São várias as análises feitas sobre os tempos que correm que estão carregadas de uma certa descrença num futuro melhor.
Há aqueles que afirmam que no tempo deles era tudo melhor.
Há os que não acreditam nos dirigentes e nas elites que nos governam.
Há também, perigosos populistas e demagogos, que se aproveitam deste tipo de perceções para apresentar soluções fáceis e imediatas para todos problemas, por mais complexos que sejam.
Há ainda aqueles mais sensatos que não falam, ou porque sentem que não têm nada para dizer, ou já intuíram que não vale a pena expressar as suas opiniões, porque a sensatez não sendo hoje valorizada, também por isso não é notícia.
Vivemos assim um tempo em que na opinião publicada prevalece um certo pessimismo, traduzido numa atitude de ausência de crença num futuro melhor.
Este sentimento torna-se mais intenso nas épocas de finais de cada ano em que é normal que se façam balanços sobre o ano que passou e se projete o que vem aí. Então, como agora é o caso, quando se muda de década esses balanços são naturalmente mais densos porque se projetam em espaços temporais mais alargados seja para o passado e para o futuro
Assim, neste início de uma nova década vários articulistas e comentadores deram conta das inquietações, incertezas e angústias que foram identificando em vários domínios das esferas económicas, sociais e políticas e alguns profetizam que, em breve, alcançaremos um ponto de não retorno que assinalará o fim de melhores dias.
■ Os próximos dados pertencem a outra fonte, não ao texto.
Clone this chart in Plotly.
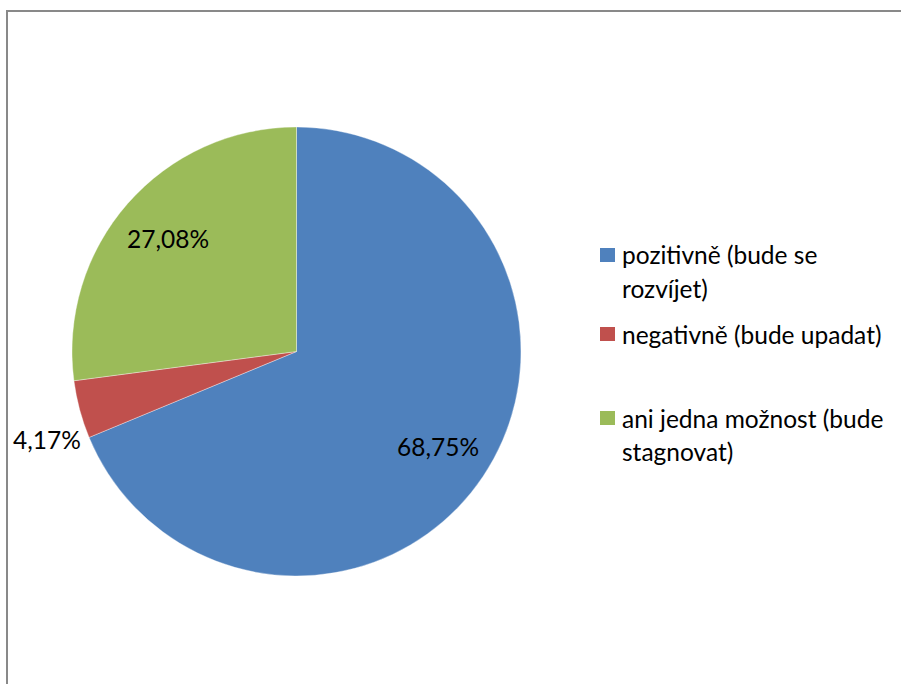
import math
import plotly.graph_objects as go

# Survey answers and their shares (%)
categories = ["pozitivně (bude se rozvíjet)", "negativně (bude upadat)", "ani jedna možnost (bude stagnovat)"]
legend_lines = [["pozitivně (bude se", "rozvíjet)"], ["negativně (bude upadat)"], ["ani jedna možnost (bude", "stagnovat)"]]
shares = [68.75, 4.17, 27.08]
colors = ["#4F81BD", "#C0504D", "#9BBB59"]

W, H = 901, 684
FONT = "Lato"
FS = 24.5

# pie geometry in pixels
cx, cy, r = 296.5, 351.5, 224.5


def px(x):
    return x / W


def py(y):
    return 1 - y / H


fig = go.Figure()
fig.add_trace(go.Pie(
    labels=categories,
    values=shares,
    sort=False,
    direction="clockwise",
    rotation=0,
    marker=dict(colors=colors, line=dict(color="rgba(255,255,255,0.6)", width=0.6)),
    textinfo="none",
    hoverinfo="label+percent",
    showlegend=False,
    domain=dict(x=[px(cx - r), px(cx + r)], y=[py(cy + r), py(cy - r)]),
))

annotations = []
shapes = []


def fmt(v):
    return f"{v:.2f}".replace(".", ",") + "%"


# data labels: placed along each slice's angular position
total = sum(shares)
start = 0.0
for i, v in enumerate(shares):
    mid = (start + v / 2) / total * 2 * math.pi
    if v / total > 0.1:
        rr = 0.76 * r
        x = cx + rr * math.sin(mid)
        y = cy - rr * math.cos(mid)
        annotations.append(dict(x=px(x), y=py(y), xref="paper", yref="paper", text=fmt(v),
                                showarrow=False, xanchor="center", yanchor="middle",
                                font=dict(family=FONT, size=FS, color="black")))
    else:
        ang = start / total * 2 * math.pi
        rr = 1.03 * r
        x = cx + rr * math.sin(ang)
        y = cy - rr * math.cos(ang)
        annotations.append(dict(x=px(x), y=py(y), xref="paper", yref="paper", text=fmt(v),
                                showarrow=False, xanchor="right", yanchor="middle",
                                font=dict(family=FONT, size=FS, color="black")))
    start += v

# legend: colour swatch + wrapped text lines
legend_top = [255, 334, 418]
line_step = 33
for i, lines in enumerate(legend_lines):
    y0 = legend_top[i]
    shapes.append(dict(type="rect", xref="paper", yref="paper",
                       x0=px(600), x1=px(615), y0=py(y0 - 7), y1=py(y0 + 7),
                       fillcolor=colors[i], line=dict(width=0)))
    for j, t in enumerate(lines):
        annotations.append(dict(x=px(620), y=py(y0 + j * line_step), xref="paper", yref="paper",
                                text=t, showarrow=False, xanchor="left", yanchor="middle",
                                font=dict(family=FONT, size=FS, color="black")))

# chart area frame: a closed path whose right and bottom sides lie off the page
frame_path = f"M 7 {H + 20} L 7 11 L {W + 20} 11 L {W + 20} {H + 20} Z"
fig.update_xaxes(visible=False, range=[0, W], fixedrange=True)
fig.update_yaxes(visible=False, range=[H, 0], fixedrange=True)
shapes.append(dict(type="path", xref="x", yref="y", path=frame_path,
                   line=dict(color="#898989", width=2), fillcolor="rgba(0,0,0,0)", layer="below"))

fig.update_layout(
    width=W, height=H,
    margin=dict(l=0, r=0, t=0, b=0),
    paper_bgcolor="white",
    plot_bgcolor="rgba(0,0,0,0)",
    annotations=annotations,
    shapes=shapes,
    font=dict(family=FONT),
)

fig.write_html(
    "out.html",
    config={"displayModeBar": False},
    post_script="document.documentElement.style.overflow='hidden';document.body.style.overflow='hidden';document.body.style.margin='0';",
)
Parece que não fujo à verdade se disser que no início desta década o pessimismo prevalece na vida intelectual.
Será esta atitude razoável?
É certo que não se pode ignorar as ameaças de diversa natureza que pairam sobre a humanidade. Ter a consciência de que existem é a primeira das condições para as combater. Mas é também importante que se faça o exercício de olhar para a evolução que tem ocorrido no passado e perceber a notável evolução para muito melhor de que tem beneficiado toda a humanidade. Porque é que quando vemos melhoramentos fantásticos atrás de nós, não somos capazes de não ver mais nada senão os sinais de deterioração que estão à nossa frente?
No nosso País é impressionante a evolução operada nas últimas quatro décadas para muito melhor.
Há quarenta anos lembro-me, por exemplo, que várias freguesias do concelho de Mirandela não tinham ligação por estrada à sede do concelho e o único meio de transporte disponível era o burro.
Então nas áreas que têm a ver com a resolução de situações básicas que se situam nas áreas das vias de comunicação, escolas, abastecimento de água, eletricidade, tratamento de lixos e esgotos a evolução, no nosso País, tem sido muito significativa.
Em 1990, apenas 58% da população tinha acesso a água canalizada, enquanto em 2010 esse valor passou para 98%.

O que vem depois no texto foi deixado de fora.